Il arrive que le service public de la télévision réponde à ce qui est sa tâche initiale : informer, divertir, éduquer. Il arrive qu’il remplisse son rôle d’informateur indépendant, au risque de déplaire aux institutions.

C’est ce qui est arrivé hier soir avec la diffusion dans le cadre de l’émission Complément d’enquête d’un reportage d’Elizabeth Drévillon sous le titre ‘’Danger à l’hôpital : quand les médecins balancent’’.

Grand reporter, Elizabeth Drévillon continue à rechercher les dysfonctionnements de la société et des droits de l’homme. Dans ce nouveau reportage, elle nous a emmené dans les hôpitaux de Nice, de Nantes et de la Pitié-Salpêtrière à Paris pour témoigner de la grave situation des établissements publics.

Médecins, infirmiers et aides-soignants portent des accusations si fortes sur l’état de délabrement de notre système de santé publique que la ministre, Agnès Buzyn, a refusé de venir débattre après la diffusion. Sans doute préfère-t-elle aller sur France Inter où le tandem Demorand – Salamé ne la mettra pas en difficulté et ne la contraindra pas à reconnaître les méfaits de la politique de son ministère.

La politique du gouvernement actuel et de ses prédécesseurs avec la tarification aux actes, l’imposition de gestion sous le seul angle de la rentabilité, les blocages des salaires entraînant une pénurie de personnel (et les démissions) ou encore les fermetures de lits et l’absence d’entretien des locaux, a été mise au jour avec une rare énergie par la journaliste et les soignants dont on louera le constat sans langue de bois.

Le système français de santé publique a chuté de la première place mondiale à la vingtième selon le Lancet ; les médecins ont dénoncé la mise en danger des patients et la baisse du budget de l’hôpital public (plus de 7 milliards en dix ans !). Au grand désespoir des médecins, comme Sophie Crozier et Christophe Trojani qui portent un regard sans concession sur les conditions d’exercice de leur mission.

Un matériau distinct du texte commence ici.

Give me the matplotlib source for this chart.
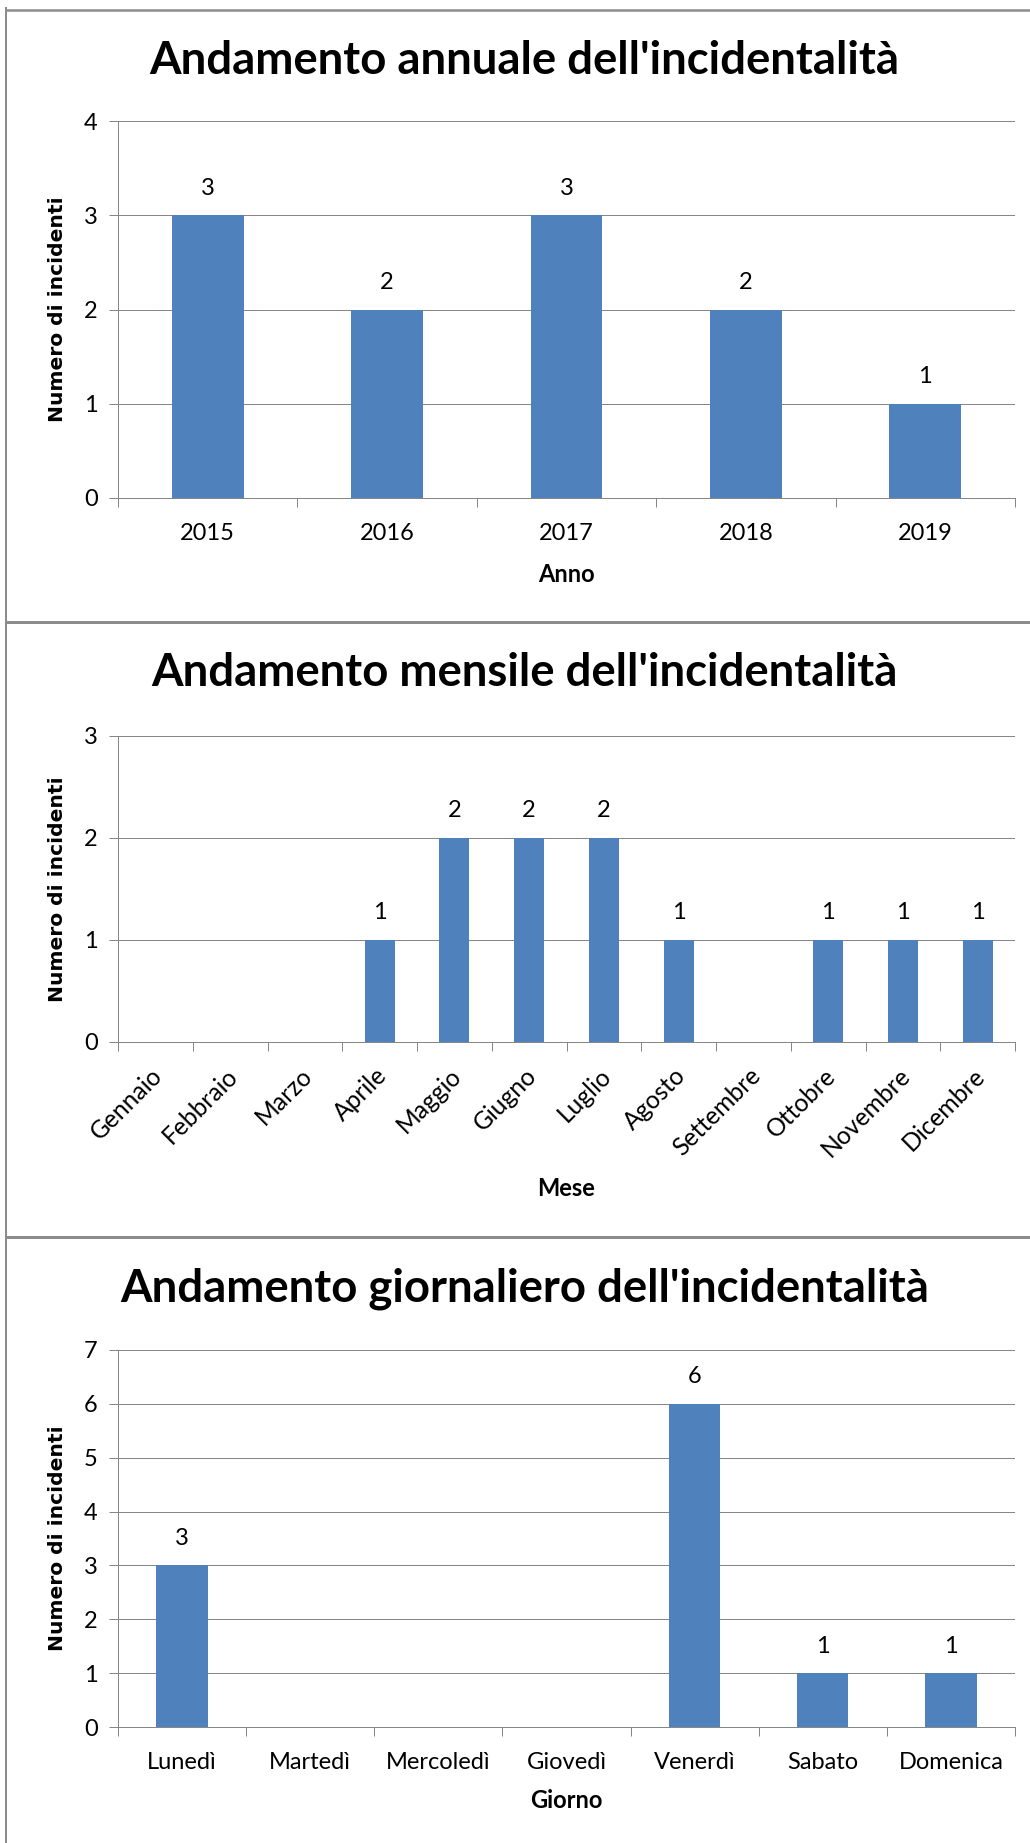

Après un tel réquisitoire, on comprend toute l’étendue du désarroi des personnels soignants, mais aussi une colère qui doit irriguer toute la société.

Tous les effets du libéralisme et de la politique de privatisation rampante des activités humaines pouvant générer des profits étaient réunis dans ce reportage qui aurait mérité d’être vu par le plus grand nombre et donc à une heure de grande diffusion et non à 23 heures.

Comment ne pas partager la colère des personnels des hôpitaux publics et comment ne pas rejoindre leurs combats ?

France 2, Jacques Cardoze et Elizabeth Drévillon méritent notre gratitude pour avoir osé montrer un reportage qui ne doit ni faire peur, ni résigner les citoyens, mais qui, bien au contraire, doit inciter à la lutte pour sortir du libéralisme et du ‘’tout fric’’ ambiant.